Meteora Pyli Geopark added to UNESCO Global Geoparks network

Featured Meteora Pyli Geopark added to UNESCO Global Geoparks network

The Meteora Pyli Geopark is part of the UNESCO Global Geoparks network as of Thursday, becoming one of the now 213 Geoparks located in 48 countries around the world. It was among a group of 18 new geoparks whose addition was announced on Wednesday following a bid submitted by the Thessaly Region, the Natural Environment & Climate Change Agency (N.E.C.C.A.), Trikala Chamber, the Trikala Development Agency (KENAKAP S.A.) and the municipalities of Meteora and Pyli.

Welcoming the news, Meteora Mayor Lefteris Avramopoulos said that it put the region on the global geoparks map and highlighted the role of geoparks in serving local communities, helping in the preservation of their geological heritage and a sustainable approach to growth.

"It is a significant recognition that opens new avenues, strengthening developmental momentum with the aim of extending the tourist season on terms of quality and sustainability," he said, thanking all the agencies involved in this result.

Covering an area of 2,409.5 square kilometres, the Meteora Pyli UNESCO Global Geopark is notable for its unique landscape and natural environment, as well as its rich biodiversity, geological monuments and geodiversity.
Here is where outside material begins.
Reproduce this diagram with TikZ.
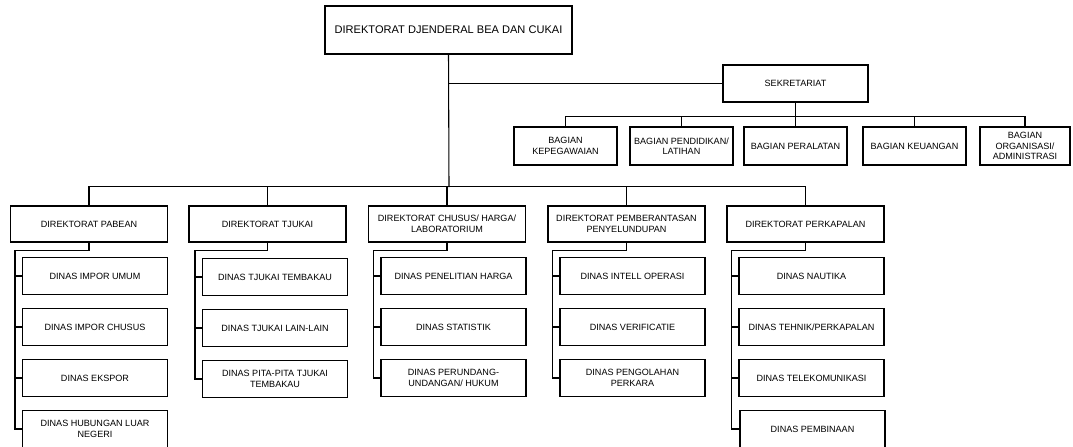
\documentclass[tikz,border=0pt]{standalone}
\usepackage{fontspec}
\setmainfont{Liberation Sans}
\usepackage{tikz}

\tikzset{
  unit/.style={draw, line width=0.8pt, align=center, inner sep=1pt,
    font=\fontsize{6.8}{7.9}\selectfont},
  headbox/.style={unit, minimum width=185.25pt, minimum height=36pt,
    font=\fontsize{8.3}{9.5}\selectfont},
  sekbox/.style={unit, minimum width=108.75pt, minimum height=27.75pt},
  bagbox/.style={unit, minimum width=77.25pt, minimum height=28.5pt},
  dirbox/.style={unit, minimum width=117.75pt, minimum height=27pt},
  dinasbox/.style={unit, minimum width=108.75pt, minimum height=27.75pt},
  link/.style={line width=0.8pt}
}

\begin{document}
\begin{tikzpicture}[x=0.75pt, y=-0.75pt]
\useasboundingbox (0,0) rectangle (1073,446);

\node[headbox] (Djenderal) at (448.5,30) {DIREKTORAT DJENDERAL BEA DAN CUKAI};
\node[sekbox] (Sekretariat) at (795.5,83.5) {SEKRETARIAT};

\node[bagbox] (BagKepegawaian) at (565.5,146) {BAGIAN\\KEPEGAWAIAN};
\node[bagbox] (BagPendidikan) at (681.5,146) {BAGIAN PENDIDIKAN/\\LATIHAN};
\node[bagbox] (BagPeralatan) at (795.5,146) {BAGIAN PERALATAN};
\node[bagbox] (BagKeuangan) at (914.5,146) {BAGIAN KEUANGAN};
\node[bagbox, minimum width=67.5pt] (BagOrganisasi) at (1025,146) {BAGIAN\\ORGANISASI/\\ADMINISTRASI};

\node[dirbox] (DirPabean) at (89,224) {DIREKTORAT PABEAN};
\node[dirbox] (DirTjukai) at (267.5,224) {DIREKTORAT TJUKAI};
\node[dirbox] (DirChusus) at (447,224) {DIREKTORAT CHUSUS/ HARGA/\\LABORATORIUM};
\node[dirbox] (DirPemberantasan) at (626.5,224) {DIREKTORAT PEMBERANTASAN\\PENYELUNDUPAN};
\node[dirbox] (DirPerkapalan) at (805.5,224) {DIREKTORAT PERKAPALAN};

\node[dinasbox] (DinasImporUmum) at (95,276) {DINAS IMPOR UMUM};
\node[dinasbox] (DinasImporChusus) at (95,327) {DINAS IMPOR CHUSUS};
\node[dinasbox] (DinasEkspor) at (95,378) {DINAS EKSPOR};
\node[dinasbox] (DinasHubungan) at (95,429) {DINAS HUBUNGAN LUAR\\NEGERI};

\node[dinasbox] (DinasTembakau) at (275,277) {DINAS TJUKAI TEMBAKAU};
\node[dinasbox] (DinasLainLain) at (275,328) {DINAS TJUKAI LAIN-LAIN};
\node[dinasbox] (DinasPitaPita) at (275,379) {DINAS PITA-PITA TJUKAI\\TEMBAKAU};

\node[dinasbox] (DinasPenelitian) at (453.5,276) {DINAS PENELITIAN HARGA};
\node[dinasbox] (DinasStatistik) at (453.5,327) {DINAS STATISTIK};
\node[dinasbox] (DinasPerundang) at (453.5,378) {DINAS PERUNDANG-\\UNDANGAN/ HUKUM};

\node[dinasbox] (DinasIntell) at (632.5,276) {DINAS INTELL OPERASI};
\node[dinasbox] (DinasVerificatie) at (632.5,327) {DINAS VERIFICATIE};
\node[dinasbox] (DinasPengolahan) at (632.5,378) {DINAS PENGOLAHAN\\PERKARA};

\node[dinasbox] (DinasNautika) at (811.5,276) {DINAS NAUTIKA};
\node[dinasbox] (DinasTehnik) at (811.5,327) {DINAS TEHNIK/PERKAPALAN};
\node[dinasbox] (DinasTelekomunikasi) at (811.5,378) {DINAS TELEKOMUNIKASI};
\node[dinasbox] (DinasPembinaan) at (812.5,429) {DINAS PEMBINAAN};

\coordinate (DirBus) at (449,187);
\draw[link] (Djenderal.south) -- (DirBus);
\draw[link] (Djenderal.south |- Sekretariat.west) -- (Sekretariat.west);
\draw[link] (DirPabean.north) -- ++(0,-19) -| (DirPerkapalan.north);
\draw[link] (DirTjukai.north) -- ++(0,-19);
\draw[link] (DirChusus.north) -- ++(0,-19);
\draw[link] (DirPemberantasan.north) -- ++(0,-19);

\draw[link] (Sekretariat.south) -- (BagPeralatan.north);
\draw[link] (BagKepegawaian.north) -- ++(0,-10) -| (BagOrganisasi.north);
\draw[link] (BagPendidikan.north) -- ++(0,-10);
\draw[link] (BagKeuangan.north) -- ++(0,-10);

\draw[link] (DirPabean.south) -- ++(0,8) -| ([xshift=-5.25pt]DinasHubungan.west) -- (DinasHubungan.west);
\draw[link] ([xshift=-5.25pt]DinasImporUmum.west) -- (DinasImporUmum.west);
\draw[link] ([xshift=-5.25pt]DinasImporChusus.west) -- (DinasImporChusus.west);
\draw[link] ([xshift=-5.25pt]DinasEkspor.west) -- (DinasEkspor.west);

\draw[link] (DirTjukai.south) -- ++(0,8) -| ([xshift=-5.25pt]DinasPitaPita.west) -- (DinasPitaPita.west);
\draw[link] ([xshift=-5.25pt]DinasTembakau.west) -- (DinasTembakau.west);
\draw[link] ([xshift=-5.25pt]DinasLainLain.west) -- (DinasLainLain.west);

\draw[link] (DirChusus.south) -- ++(0,8) -| ([xshift=-5.25pt]DinasPerundang.west) -- (DinasPerundang.west);
\draw[link] ([xshift=-5.25pt]DinasPenelitian.west) -- (DinasPenelitian.west);
\draw[link] ([xshift=-5.25pt]DinasStatistik.west) -- (DinasStatistik.west);

\draw[link] (DirPemberantasan.south) -- ++(0,8) -| ([xshift=-5.25pt]DinasPengolahan.west) -- (DinasPengolahan.west);
\draw[link] ([xshift=-5.25pt]DinasIntell.west) -- (DinasIntell.west);
\draw[link] ([xshift=-5.25pt]DinasVerificatie.west) -- (DinasVerificatie.west);

\draw[link] (DirPerkapalan.south) -- ++(0,8) -| ([xshift=-6pt]DinasPembinaan.west) -- (DinasPembinaan.west);
\draw[link] ([xshift=-5.25pt]DinasNautika.west) -- (DinasNautika.west);
\draw[link] ([xshift=-5.25pt]DinasTehnik.west) -- (DinasTehnik.west);
\draw[link] ([xshift=-5.25pt]DinasTelekomunikasi.west) -- (DinasTelekomunikasi.west);
\end{tikzpicture}
\end{document}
Nestled within the picturesque Thessaly region at the centre of mainland Greece, the Meteora Pyli UNESCO Global Geopark is famed for the towering Meteora sandstone columns that reach heights of up to 300 meters. Perched atop these 'columns of the sky' are the iconic Byzantine monasteries, constructed between the 13th and 16th centuries. They are adorned with 16th-century frescoes, which mark a key stage in the development of post-Byzantine painting and offer an insight into the region's rich religious history and artistic heritage.
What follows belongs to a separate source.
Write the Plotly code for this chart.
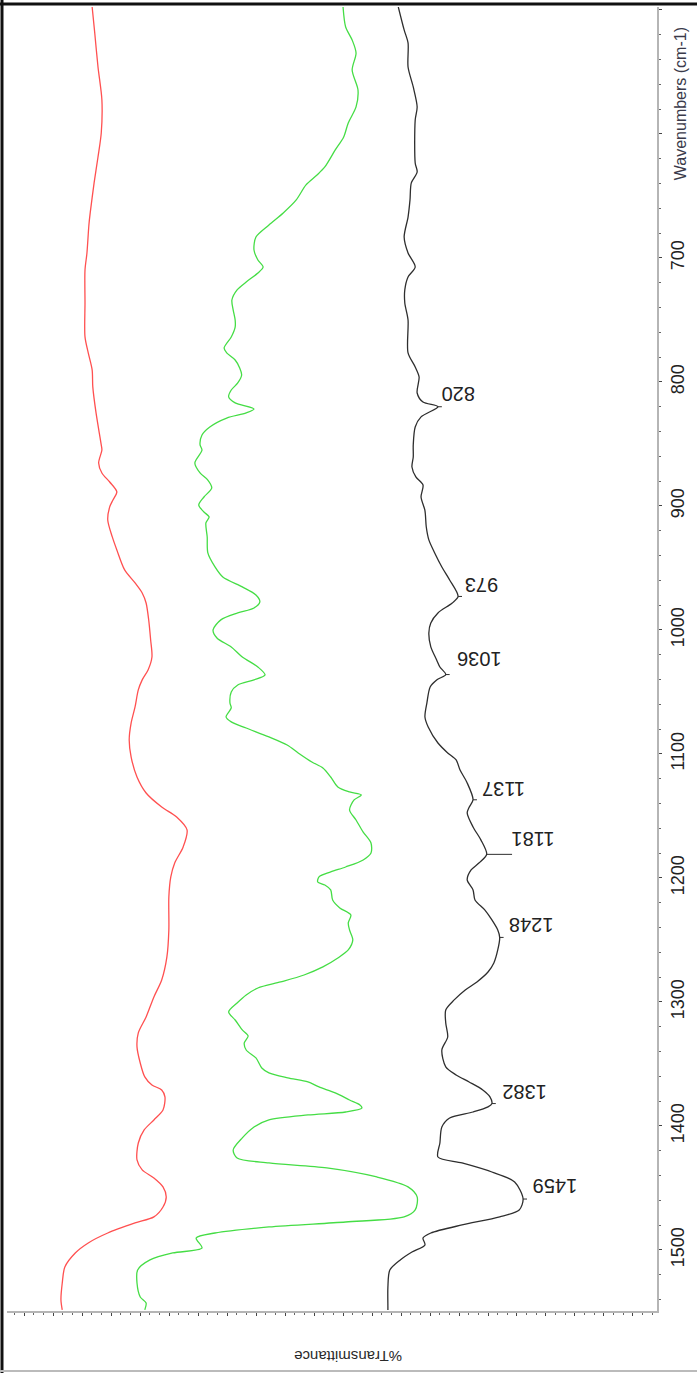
import numpy as np
import plotly.graph_objects as go

# FTIR spectra (wavenumber in cm-1, %T offset-stacked), drawn rotated:
# wavenumber runs vertically on the right, %T horizontally (increasing to the left)

red_wn = [497.6, 518.6, 546.0, 572.6, 599.2, 618.6, 639.5, 663.7, 673.4, 696.0,
          709.7, 736.3, 763.7, 776.6, 790.3, 804.0, 825.0, 850.8, 854.9, 865.3,
          873.4, 880.7, 888.7, 895.2, 900.8, 911.3, 925.0, 935.5, 951.6, 962.1,
          970.2, 978.3, 992.0, 1008.1, 1021.8, 1032.3, 1040.3, 1048.4, 1062.1, 1075.0,
          1088.7, 1102.5, 1118.6, 1131.5, 1142.8, 1150.9, 1161.3, 1175.0, 1188.0, 1199.2,
          1215.4, 1242.0, 1263.7, 1282.3, 1296.0, 1312.2, 1325.0, 1336.3, 1349.3, 1360.5,
          1367.0, 1371.0, 1376.6, 1387.2, 1395.2, 1403.3, 1413.8, 1427.5, 1435.5, 1442.0,
          1449.2, 1457.3, 1465.4, 1473.4, 1478.3, 1486.4, 1494.4, 1502.5, 1513.8, 1526.7,
          1540.4, 1548.4]
red_t = [86.9, 86.5, 86.0, 85.4, 85.5, 86.0, 86.6, 87.2, 87.4, 87.7,
         88.0, 88.0, 88.0, 87.5, 86.9, 86.8, 86.3, 85.5, 85.4, 85.9,
         85.4, 84.2, 83.1, 83.7, 84.2, 84.5, 83.8, 83.1, 81.9, 80.3,
         79.2, 78.6, 78.2, 77.9, 77.7, 78.3, 79.2, 79.8, 80.3, 80.9,
         81.2, 80.9, 80.0, 78.6, 76.2, 73.9, 72.3, 72.9, 74.2, 74.8,
         75.1, 75.1, 75.4, 76.2, 77.4, 78.6, 79.8, 80.0, 79.5, 78.8,
         77.7, 76.2, 75.7, 76.0, 77.4, 78.9, 79.8, 80.0, 79.2, 77.4,
         76.0, 75.5, 76.0, 77.4, 80.3, 84.5, 87.5, 89.5, 91.1, 91.5,
         91.7, 91.5]

green_wn = [497.6, 513.7, 524.2, 534.7, 548.4, 564.5, 578.2, 591.1, 602.4, 612.9,
            626.6, 633.1, 641.1, 653.2, 663.7, 673.4, 683.1, 693.6, 701.6, 707.3,
            712.1, 719.4, 725.8, 733.9, 742.0, 750.0, 755.7, 763.7, 772.6, 776.6,
            782.3, 788.7, 794.4, 800.8, 806.5, 812.1, 816.9, 821.8, 825.0, 829.1,
            836.3, 842.8, 850.8, 854.9, 865.3, 873.4, 879.1, 885.5, 892.8, 899.2,
            904.9, 908.9, 913.7, 925.0, 937.9, 949.2, 957.3, 965.3, 971.8, 977.4,
            982.3, 986.3, 991.9, 1000.0, 1006.5, 1013.7, 1021.8, 1029.9, 1036.3, 1040.3,
            1044.4, 1050.0, 1058.9, 1062.9, 1070.2, 1074.2, 1079.1, 1086.3, 1092.8, 1099.2,
            1106.5, 1111.3, 1118.6, 1126.7, 1130.7, 1133.1, 1137.1, 1145.2, 1153.3, 1163.0,
            1171.8, 1179.9, 1185.5, 1191.2, 1195.2, 1199.2, 1203.3, 1205.7, 1209.7, 1217.8,
            1224.2, 1229.9, 1236.3, 1242.0, 1250.0, 1258.1, 1264.6, 1271.8, 1278.3, 1283.9,
            1288.8, 1294.4, 1300.9, 1308.1, 1314.6, 1322.6, 1327.5, 1333.1, 1338.8, 1345.2,
            1353.3, 1357.3, 1361.3, 1364.6, 1368.6, 1373.4, 1379.1, 1383.1, 1385.6, 1388.8,
            1391.2, 1395.2, 1400.9, 1409.7, 1419.4, 1425.9, 1429.9, 1433.9, 1441.2, 1449.2,
            1457.3, 1467.8, 1473.4, 1477.5, 1481.5, 1486.4, 1490.4, 1498.5, 1502.5, 1508.1,
            1516.2, 1526.7, 1538.0, 1542.8, 1548.4]
green_t = [48.3, 47.9, 46.9, 46.3, 46.9, 46.0, 46.3, 47.5, 48.2, 49.5,
           51.1, 52.3, 54.0, 55.5, 57.5, 59.7, 61.7, 62.0, 61.4, 60.6,
           61.4, 63.2, 64.6, 65.4, 65.2, 64.9, 64.9, 65.5, 66.6, 66.2,
           64.9, 64.2, 63.9, 64.5, 65.5, 65.9, 64.9, 62.0, 63.2, 66.2,
           68.8, 70.0, 70.3, 70.0, 71.1, 70.3, 69.1, 68.5, 69.7, 70.5,
           69.7, 68.9, 69.4, 69.2, 69.1, 68.0, 66.8, 63.8, 61.7, 61.1,
           62.0, 64.5, 67.1, 68.3, 67.7, 65.5, 63.8, 61.4, 60.3, 62.0,
           64.5, 65.5, 65.7, 65.5, 66.3, 65.5, 63.2, 59.7, 56.9, 55.2,
           53.1, 51.4, 50.2, 49.1, 47.3, 45.5, 46.6, 47.3, 46.3, 45.2,
           44.0, 44.0, 45.2, 47.9, 50.2, 52.0, 52.2, 51.1, 50.2, 49.9,
           48.8, 47.1, 47.5, 47.3, 46.8, 47.5, 49.1, 51.4, 54.3, 57.9,
           61.4, 63.2, 64.6, 65.9, 64.9, 63.8, 62.9, 63.5, 63.2, 61.7,
           60.8, 59.7, 56.8, 53.7, 52.0, 49.5, 47.3, 45.7, 45.4, 47.9,
           53.7, 59.7, 62.0, 63.8, 65.2, 64.6, 59.7, 50.8, 43.1, 38.3,
           36.9, 37.2, 38.9, 47.9, 59.7, 68.0, 70.9, 70.0, 74.5, 78.0,
           79.9, 80.0, 79.5, 78.6, 78.8]

black_wn = [497.6, 516.1, 526.6, 546.0, 562.1, 578.2, 588.7, 623.4, 630.7, 639.5,
            653.2, 667.0, 683.1, 696.0, 707.3, 715.3, 725.8, 736.3, 750.0, 776.6,
            787.9, 796.0, 808.9, 816.2, 820.0, 828.2, 836.3, 850.8, 860.5, 868.6,
            876.6, 883.1, 892.8, 903.7, 916.8, 927.4, 937.9, 949.2, 959.7, 973.0,
            978.3, 986.3, 994.4, 1002.4, 1013.7, 1024.2, 1029.9, 1036.0, 1040.3, 1046.0,
            1058.9, 1070.2, 1078.3, 1091.2, 1099.2, 1104.9, 1113.0, 1123.4, 1137.0, 1143.0,
            1147.6, 1158.9, 1169.3, 1181.0, 1188.0, 1193.6, 1201.6, 1209.7, 1217.8, 1225.8,
            1233.9, 1242.0, 1248.0, 1258.1, 1268.6, 1275.9, 1283.9, 1290.4, 1298.4, 1306.5,
            1317.0, 1328.3, 1338.8, 1352.4, 1358.9, 1364.6, 1371.0, 1376.6, 1382.0, 1384.7,
            1388.8, 1393.6, 1400.9, 1413.8, 1425.1, 1429.9, 1437.2, 1445.2, 1459.0, 1467.8,
            1473.4, 1479.9, 1486.4, 1490.4, 1496.0, 1501.7, 1508.1, 1516.2, 1529.9, 1546.0,
            1548.4]
black_t = [39.8, 38.9, 38.3, 38.3, 37.5, 36.9, 37.2, 37.2, 36.9, 37.8,
           38.0, 38.3, 38.9, 38.3, 37.2, 38.3, 38.8, 38.8, 38.3, 38.3,
           37.2, 36.6, 36.9, 36.0, 33.7, 36.3, 37.2, 37.5, 37.5, 37.7,
           37.1, 36.0, 36.3, 35.7, 35.5, 35.1, 34.2, 33.1, 31.9, 30.6,
           31.5, 33.7, 34.8, 35.1, 34.8, 33.9, 33.4, 32.5, 33.9, 34.9,
           35.4, 35.7, 35.2, 33.7, 32.2, 30.9, 30.3, 29.2, 28.3, 28.9,
           29.2, 28.3, 27.1, 26.2, 27.4, 28.6, 29.2, 28.3, 28.0, 26.5,
           25.4, 24.5, 24.2, 24.5, 25.1, 26.0, 27.7, 29.5, 31.2, 32.5,
           32.5, 32.2, 33.1, 32.5, 30.9, 28.9, 26.8, 25.7, 25.4, 26.0,
           28.3, 31.9, 33.1, 33.4, 33.7, 30.0, 25.4, 21.9, 20.6, 21.2,
           24.2, 30.0, 34.8, 36.0, 35.7, 37.7, 39.5, 41.1, 41.4, 41.4,
           41.4]

# labelled peaks of the black spectrum
peak_wn = [820, 973, 1036, 1137, 1181, 1248, 1382, 1459]
peak_tick = [0.6, 0.6, 0.6, 0.6, 3.9, 0.6, 0.6, 0.6]
label_dx = [20, 24, 33, 31, 46, 31, 32, 32]
label_dy = [12, 12, 15, 11, 16, 13, 11, 13]

wn_ticks = [500, 600, 700, 800, 900, 1000, 1100, 1200, 1300, 1400, 1500]
wn_tick_text = ["", "", "700", "800", "900", "1000", "1100", "1200", "1300", "1400", "1500"]

fig = go.Figure()

for wn, t, col in [(red_wn, red_t, "#ff5050"),
                   (green_wn, green_t, "#45dd45"),
                   (black_wn, black_t, "#2e2e2e")]:
    fig.add_trace(go.Scatter(
        x=t, y=wn, mode="lines",
        line=dict(color=col, width=1.3, shape="spline", smoothing=0.8),
        hoverinfo="skip", showlegend=False))

# short marker lines at the labelled peaks
seg_x, seg_y = [], []
for p, ln in zip(peak_wn, peak_tick):
    t = float(np.interp(p, black_wn, black_t))
    seg_x += [t, t - ln, None]
    seg_y += [p, p, None]
fig.add_trace(go.Scatter(x=seg_x, y=seg_y, mode="lines",
                         line=dict(color="#2e2e2e", width=1),
                         hoverinfo="skip", showlegend=False))

annotations = []
for p, dx, dy in zip(peak_wn, label_dx, label_dy):
    t = float(np.interp(p, black_wn, black_t))
    annotations.append(dict(
        x=t, y=p, xref="x", yref="y", text=str(p), showarrow=False,
        textangle=180, xshift=dx, yshift=dy, xanchor="center", yanchor="middle",
        font=dict(family="Liberation Sans, Arial", size=20, color="#222222")))

annotations.append(dict(
    x=1.0365, y=0.926, xref="paper", yref="paper", text="Wavenumbers (cm-1)",
    showarrow=False, textangle=-90, xanchor="center", yanchor="middle",
    font=dict(family="Liberation Sans, Arial", size=16, color="#3a3a4a")))
annotations.append(dict(
    x=0.5246, y=-0.0353, xref="paper", yref="paper", text="%Transmittance",
    showarrow=False, textangle=180, xanchor="center", yanchor="middle",
    font=dict(family="Liberation Sans, Arial", size=15, color="#2a2a2a")))

# outer frame of the picture
shapes = [
    dict(type="line", xref="paper", yref="paper", x0=-0.011, x1=1.062, y0=1.0023, y1=1.0023,
         line=dict(color="#111111", width=3)),
    dict(type="line", xref="paper", yref="paper", x0=-0.0077, x1=-0.0077, y0=1.006, y1=-0.048,
         line=dict(color="#111111", width=3)),
    dict(type="line", xref="paper", yref="paper", x0=-0.011, x1=1.062, y0=-0.046, y1=-0.046,
         line=dict(color="#bbbbbb", width=2)),
]

fig.update_layout(
    width=697, height=1373,
    margin=dict(l=7, r=40, t=7, b=62),
    paper_bgcolor="white", plot_bgcolor="white",
    annotations=annotations, shapes=shapes,
    xaxis=dict(range=[100, 0], showgrid=False, zeroline=False,
               showline=True, linecolor="#b5b5b5", linewidth=2,
               ticks="outside", ticklen=3, tickcolor="#444444", tickwidth=1,
               tick0=3.7, dtick=4.46, showticklabels=False,
               minor=dict(ticks="outside", ticklen=2, tickcolor="#666666",
                          tick0=3.7, dtick=1.4867)),
    yaxis=dict(range=[1549.3, 497.6], side="right", showgrid=False, zeroline=False,
               showline=True, linecolor="#b5b5b5", linewidth=2,
               ticks="outside", ticklen=3, tickcolor="#444444", tickwidth=1,
               tickvals=wn_ticks, ticktext=wn_tick_text, tickangle=-90,
               tickfont=dict(family="Liberation Sans, Arial", size=18, color="#222222"),
               minor=dict(ticks="outside", ticklen=2, tickcolor="#666666",
                          tick0=500, dtick=20)),
)

fig.write_html("out.html")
Among the other geological wonders of the geopark are the Tafoni formations of Kalambaka, with honeycomb weathering patterns carved into the rock by millennia of erosion. In the western part of the geopark, the Pindos mountains offer a haven for biodiversity and outdoor enthusiasts with rugged peaks, alpine meadows, lush forests and meandering rivers. Trekking through the region's unique terrain, visitors can encounter rare plant species, including the Chalcedonian lily (Lilium chalcedonicum) and the endemic chasmophyte Centaurea kalambakensis which thrive in the area's distinct microclimates.